Behavioral design beyond Human Factor Engineering
The majority of all medical innovations fail to enter the market due to human rejection. Even though the innovative solution has proven to offer increased efficiency, effectiveness and even cost reduction, the decision maker or end-user is very often not convinced of using it. Even after multiple formative usability studies in Human Factors and eliminating use-related hazards and usability problems the adoptability isn’t there. What could have gone wrong?
Human Factors Engineering is a very pragmatic and holistic process that helps innovators in the validation of medical device concepts. Though we notice that this approach is a risk-focused quality process which is very much regulated and focuses mainly on elimination of (serious) harm. That’s great, yet not enough (anymore).
We see that the root cause of many of these market failures is found in insufficient behavioral research. The analysis of how a user behaves towards a product is essential. It allows designers to create a product that fits in or positively transforms the current usage flow. Only by identifying how your product will influence a certain behavior you’re able to build meaningful interactions.
Therefore we believe that there’s a crucial risk-factor missing in the current HFE approach: de-risking resistance and rejection. Let’s take a look at this visual covering – what we believe – the 3 essential user-related high-level requirements. We like to rename it: the Human Behavior Engineering framework.
HFE typically lies in the overlap of safety and usability, where the FDA puts ‘safety’ conceivably higher than ‘usability’. Their guidelines tell designers to make sure that the design process validates features that eliminate use-related hazards and types of misuse (because of the improved usability leading to less hazards). We believe this is not enough to have a successful market entry.
Therefore we add a third component to the framework making sure to also validate market success. You need to search for desirability differentiators in your medical market by looking at the use environment, user profiles, interfaces and behavior.
A true fit-to-market medical device eliminates unintended use, use-related hazards and rejection.
By doing contextual inquiries and observations you’ll understand all external factors that might influence human machine interfaces. During these insightful activities, you have to search for hidden needs. Needs of which the users themselves didn’t know they had them. Features that the users don’t miss and really appreciate that they’re there. This is how we believe a product becomes meaningful.
Ignoring one of the 3 components can lead to an incomplete validation process. A true fit-to-market medical device lies in the sweet spot combining the 3 design objectives: eliminating unintended use (misuse), use-related hazards and rejection.

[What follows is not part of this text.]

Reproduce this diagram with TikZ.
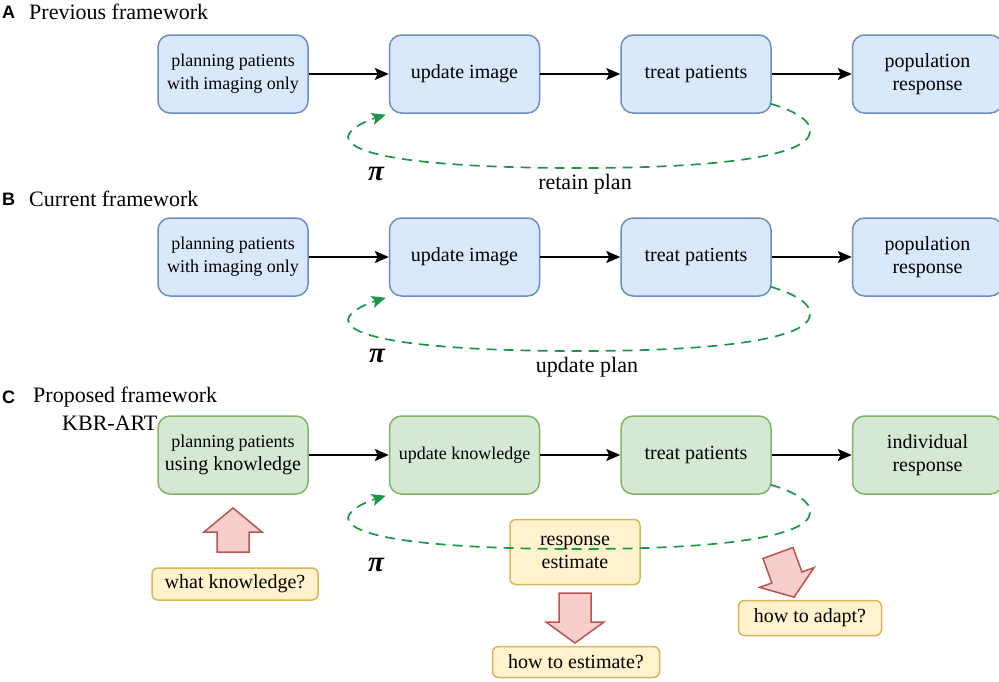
\documentclass[tikz,border=0pt]{standalone}
\usepackage{fontspec}
\setmainfont{Liberation Serif}
\setsansfont{Liberation Sans}
\usetikzlibrary{positioning}
\usetikzlibrary{arrows.meta}
\definecolor{bluefill}{HTML}{DAE8FC}
\definecolor{bluedraw}{HTML}{6C8EBF}
\definecolor{greenfill}{HTML}{D5E8D4}
\definecolor{greendraw}{HTML}{82B366}
\definecolor{notefill}{HTML}{FFF2CC}
\definecolor{notedraw}{HTML}{D6B656}
\definecolor{redfill}{HTML}{F8CECC}
\definecolor{reddraw}{HTML}{B85450}
\definecolor{loopgreen}{HTML}{1A9646}
\newcommand{\titlesize}{\fontsize{22}{25}\selectfont}
\newcommand{\boxsize}{\fontsize{20}{23}\selectfont}
\newcommand{\smallsize}{\fontsize{18}{21}\selectfont}
\newcommand{\plansize}{\fontsize{22}{25}\selectfont}
% red block arrow: base, angle, shaft length, head length
\newcommand{\bigarrow}[4]{%
    \begin{scope}[shift={#1}, rotate=#2]
        \path[big arrow] (-16,0) -- (16,0) -- (16,#3) -- (29,#3)
            -- (0,{#3+#4}) -- (-29,#3) -- (-16,#3) -- cycle;
    \end{scope}}
\tikzset{node distance=80pt,
    stage/.style={
        rounded corners=12pt,
        line width=1.5pt,
        minimum width=150pt,
        minimum height=78pt,
        align=center,
        inner sep=2pt,
        font=\boxsize},
    blue stage/.style={stage, draw=bluedraw, fill=bluefill},
    green stage/.style={stage, draw=greendraw, fill=greenfill},
    question/.style={
        rounded corners=6pt,
        line width=1.5pt,
        draw=notedraw,
        fill=notefill,
        align=center,
        inner sep=0pt,
        font=\boxsize},
    panel/.style={inner sep=0pt, anchor=west, font=\sffamily\bfseries\fontsize{18}{20}\selectfont},
    heading/.style={inner sep=0pt, anchor=west, font=\titlesize},
    policy/.style={inner sep=0pt, font=\fontsize{29}{31}\selectfont\bfseries\itshape},
    plan text/.style={inner sep=0pt, font=\plansize},
    big arrow/.style={draw=reddraw, fill=redfill, line width=1.5pt},
    plan loop/.style={
        draw=loopgreen,
        line width=1.7pt,
        dash pattern=on 10pt off 7pt,
        -{Stealth[length=14pt,width=12pt,inset=3pt]}},
    every edge/.style={
        draw,
        -{Stealth[length=14pt,width=12pt,inset=3pt]},
        line width=1.6pt}}

\begin{document}
\begin{tikzpicture}[x=1pt, y=-1pt]
        \useasboundingbox (0,0) rectangle (999,681);

        % A
        \node[panel] (la) at (2,12) {A};
        \node[heading] (ha) at (29,12) {Previous framework};
        \node[blue stage] (p1) at (233,74) {\smallsize planning patients\\ \smallsize with imaging only};
        \node[blue stage, right=of p1] (u1) {update image};
        \node[blue stage, right=of u1] (t1) {treat patients};
        \node[blue stage, right=of t1] (r1) {population\\ response};
        \draw (p1) edge (u1) (u1) edge (t1) (t1) edge (r1);
        \draw[plan loop] ([xshift=-1pt,yshift=10pt]t1.south east)
            .. controls (795,111) and (812,121) .. (810,132)
            .. controls (808,156) and (720,168) .. (580,168)
            .. controls (450,168) and (350,159) .. (348,137)
            .. controls (349,127) and (372,119) .. ([xshift=-3pt,yshift=-1pt]u1.south west);
        \node[policy] (pi1) at (376,174) {π};
        \node[plan text] (k1) at (585,184) {retain plan};

        % B
        \node[panel] (lb) at (2,199) {B};
        \node[heading] (hb) at (29,199) {Current framework};
        \node[blue stage] (p2) at (233,257) {\smallsize planning patients\\ \smallsize with imaging only};
        \node[blue stage, right=of p2] (u2) {update image};
        \node[blue stage, right=of u2] (t2) {treat patients};
        \node[blue stage, right=of t2] (r2) {population\\ response};
        \draw (p2) edge (u2) (u2) edge (t2) (t2) edge (r2);
        \draw[plan loop] ([xshift=-1pt,yshift=10pt]t2.south east)
            .. controls (795,294) and (812,304) .. (810,315)
            .. controls (808,339) and (720,351) .. (580,351)
            .. controls (450,351) and (350,342) .. (348,320)
            .. controls (349,310) and (372,302) .. ([xshift=-3pt,yshift=-1pt]u2.south west);
        \node[policy] (pi2) at (377,356) {π};
        \node[plan text] (k2) at (587,367) {update plan};

        % C
        \node[panel] (lc) at (2,397) {C};
        \node[heading] (hc) at (33,397) {Proposed framework};
        \node[heading] (kbr) at (62,423) {KBR-ART};
        \node[green stage] (p3) at (233,455) {\smallsize planning patients\\ using knowledge};
        \node[green stage, right=of p3] (u3) {\smallsize update knowledge};
        \node[green stage, right=of u3] (t3) {treat patients};
        \node[green stage, right=of t3] (r3) {individual\\ response};
        \draw (p3) edge (u3) (u3) edge (t3) (t3) edge (r3);
        \node[question, minimum width=130pt, minimum height=65pt] (est) at (575,552) {response\\ estimate};
        \draw[plan loop] ([xshift=-1pt,yshift=10pt]t3.south east)
            .. controls (795,492) and (812,502) .. (810,513)
            .. controls (808,537) and (720,549) .. (580,549)
            .. controls (450,549) and (350,540) .. (348,518)
            .. controls (349,508) and (372,500) .. ([xshift=-3pt,yshift=-1pt]u3.south west);
        \node[policy] (pi3) at (376,565) {π};

        \node[question, minimum width=166pt, minimum height=32pt] (q1) at (235,584) {what knowledge?};
        \node[question, minimum width=167pt, minimum height=31pt] (q2) at (576,662) {how to estimate?};
        \node[question, minimum width=143pt, minimum height=35pt] (q3) at (810,618) {how to adapt?};
        \bigarrow{(233,552)}{180}{20}{24}
        \bigarrow{(575,593)}{0}{29}{21}
        \bigarrow{(778,553)}{20}{26}{21}
\end{tikzpicture}
\end{document}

What happens when AI comes in?
Besides understanding the current behavior and searching for hidden needs, emerging technologies are used to change behavior. Digital health and Artificial Intelligence are changing our way of working which requires behavioral changes from multiple stakeholders. It’s risky because of the duality with their habits and familiarities. Especially in the medical industry, where many stakeholders are still very conservative.
Let’s give an example that everyone can relate to: self-monitoring your health through wearables.
Healthcare is changing from curative to preventive. This is an evolutionary shift which is made possible by for example the emerging technology of the estimation of blood pressure in smart watches combined with AI algorithms searching for patterns and predictions. Having all this data about your patient is great, but it also asks for a behavioral change from the patient’s and physician’s side. Are they ready for this? Who will become responsible: patient, physician or the device manufacturer?
By understanding the effect of design changes you’re able to create meaningful products that fit the current behavior (incremental change) or even develop a totally new behavior (disruptive change). Artificial Intelligence is a good example of completely disrupting the current behavior in the medical industry.
From risk management to risk & opportunity management
From the recommended HFE Risk Management approach showed at the beginning of this article we’ve reformed it so that it covers all important aspects including business success.
Risk management stays extremely important in the development of medical devices. Yet to achieve business success it’s key to create valuable products which will be adopted by your target audience. Therefore we see Opportunity Management as equally important as Risk Management. The combination is easily made and you’re not only validating your design concepts on risks but also on opportunities.
The reviewed Human Behavior Engineering approach will guide you in the development of new meaningful products. Bringing Human Factor Engineering to attention in your company benefits more departments than only R&D. You avoid complaints (customer support), eliminate post-market recalls (business), and you don’t get sued (legal). It’s a win-win for your business in general. Let’s start implementing!
This perspective is about being ready for future challenges in the adoptability of your next innovations and making sure to maintain business success in the medical industry. Make sure to fail fast and validate more for better. And remember to always search for the reasons for adoption as well as the reasons for rejection. Happy to discuss more on this topic!